While he ultimately cast the deciding vote not to appeal, Davis said part of him wanted to because there are aspects to Timbreza's ruling that he saw as incomplete. The judge ruled that unlike fees charged in other jurisdictions that were for specific purposes, such as Aspen's grocery bag fee, this fee was for a core function of the district's mission, to handle drainage needs.
"I see a lot of holes in Mr. Timbreza's declaratory judgment," Davis said. "I don't think he did a good enough job in fleshing out all of the issues that were talked about in court."
Neither Ryan nor the existing board were at the district when the fee was imposed.
Davis said the best way for the board to proceed now is to put all that behind it and focus on the problem that started the entire debate — how to pay for needed stormwater collection improvements that the board felt wasn't part of its original mandate when the district was created.
Doing so will require getting all parties together, including Mesa County, the 521 Drainage Authority and the Grand Junction Area Chamber of Commerce, which filed the lawsuit against the district along with the county challenging the legality of the fee.
"We have a problem and we're going to have to spend the next several weeks trying to figure out how best to deal with that," Grisier said. "I think an appeal is necessary. We have an obligation to the public in our district, and the county and the city to deal with this drainage issue."

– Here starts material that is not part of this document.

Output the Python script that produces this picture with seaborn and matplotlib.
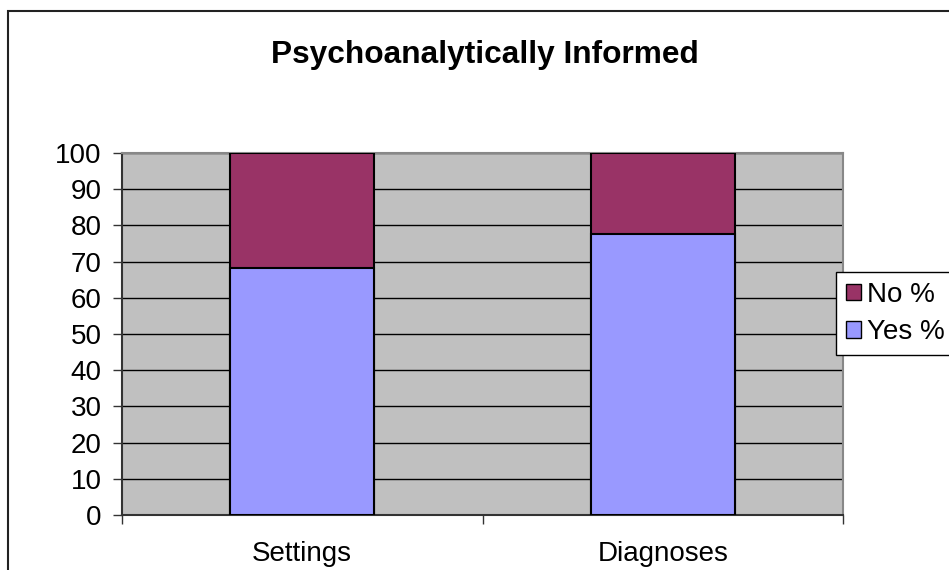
import matplotlib
matplotlib.use("Agg")
import matplotlib.pyplot as plt
import seaborn as sns
import pandas as pd
from matplotlib.patches import Rectangle, Patch

categories = ["Settings", "Diagnoses"]
yes_pct = [68.2, 77.6]
no_pct = [31.8, 22.4]
y_ticks = list(range(0, 101, 10))

yes_color = "#9999FF"
no_color = "#993366"

sns.set_style("white")
plt.rcParams["font.family"] = ["Liberation Sans", "DejaVu Sans"]
plt.rcParams["text.color"] = "black"
plt.rcParams["xtick.color"] = "black"
plt.rcParams["ytick.color"] = "black"

df = pd.DataFrame({"cat": categories, "yes": yes_pct, "no": no_pct})
df["total"] = df["yes"] + df["no"]

fig = plt.figure(figsize=(9.49, 5.70), dpi=100)
ax = fig.add_axes([122 / 949, 1 - 515 / 570, (843 - 122) / 949, (515 - 153) / 570])
ax.set_facecolor("#C0C0C0")

# stacked: draw the total first, then the lower part on top
sns.barplot(data=df, x="cat", y="total", color=no_color, width=0.4,
            edgecolor="black", linewidth=1.5, saturation=1, ax=ax, zorder=3)
sns.barplot(data=df, x="cat", y="yes", color=yes_color, width=0.4,
            edgecolor="black", linewidth=1.5, saturation=1, ax=ax, zorder=3)

ax.set_xlim(-0.5, 1.5)
ax.set_ylim(0, 100)
ax.set_yticks(y_ticks)
ax.yaxis.grid(True, color="black", linewidth=1, zorder=1)
ax.set_axisbelow(True)
ax.set_xlabel("")
ax.set_ylabel("")

ax.tick_params(axis="y", labelsize=20, length=6.5, width=1, color="#333333", direction="out", left=True, pad=8,
               labelcolor="black")
ax.tick_params(axis="x", which="major", labelsize=20, length=0, pad=19, labelcolor="black")
ax.set_xticks([-0.5, 0.5, 1.5], minor=True)
ax.tick_params(axis="x", which="minor", length=6.5, width=1, color="#333333", direction="out", bottom=True)

for side in ["left", "bottom"]:
    ax.spines[side].set_color("#333333")
    ax.spines[side].set_linewidth(1.5)
for side in ["top", "right"]:
    ax.spines[side].set_color("#888888")
    ax.spines[side].set_linewidth(1.5)

fig.text(485 / 949, 1 - 55 / 570, "Psychoanalytically Informed", ha="center", va="center",
         fontsize=22.8, fontweight="bold", color="black")

handles = [Patch(facecolor=no_color, edgecolor="black", label="No %"),
           Patch(facecolor=yes_color, edgecolor="black", label="Yes %")]
leg = fig.legend(handles=handles, loc="upper left", bbox_to_anchor=(836 / 949, 1 - 272 / 570),
                 fontsize=20, frameon=True, fancybox=False, handlelength=0.55, handleheight=0.55,
                 handletextpad=0.22, borderpad=0.35, labelspacing=0.42, borderaxespad=0)
leg.get_frame().set_edgecolor("black")
leg.get_frame().set_linewidth(1)
leg.get_frame().set_alpha(1)

# outer chart border, runs off the right and bottom edges
fig.patches.append(Rectangle((8 / 949, -0.05), 1.0, 1 - 11 / 570 + 0.05, transform=fig.transFigure,
                             fill=False, edgecolor="#222222", linewidth=1.5))

fig.savefig("out.png", dpi=100)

Grisier said appealing the decision would give the district a "heavy stick" in dealing with other entities in the valley to find ways to finance stormwater drainage needs. He said the district could always withdraw its appeal at a later time.
Davis, however, said to have a productive discussion with those entities requires the district to lay down that stick.
"It's less of an honest discussion if you carry a big stick," Davis said. "If you leverage them, they tend to fight back with greater fervor. Let's fix this issue as a group. It's goodwill toward those who have not had any toward us to fixing the problem. Call me an eternal optimist, but I am."
In the meantime, the district's staff will crunch numbers to determine just exactly what interest is owed, and how best to repay it.
Ryan said the longer that takes, the more expensive it will become.
"There's some really, really difficult decisions we're going to have to make," he said. "I don't have the ability to lay off $2 million worth of people. The scenario is more like half a million a year, which is five or six people. That's the cold, hard facts, and I don't know how we're going to get there."
Some of those decisions include whether to put the enterprise fund that the district created from the fee into bankruptcy, whether to lay off staff, try to get a loan to come up with the money to repay it, or ask for a tax increase to pay for everything. Under TABOR, the district would have to ask voters for permission to go into debt or raise taxes.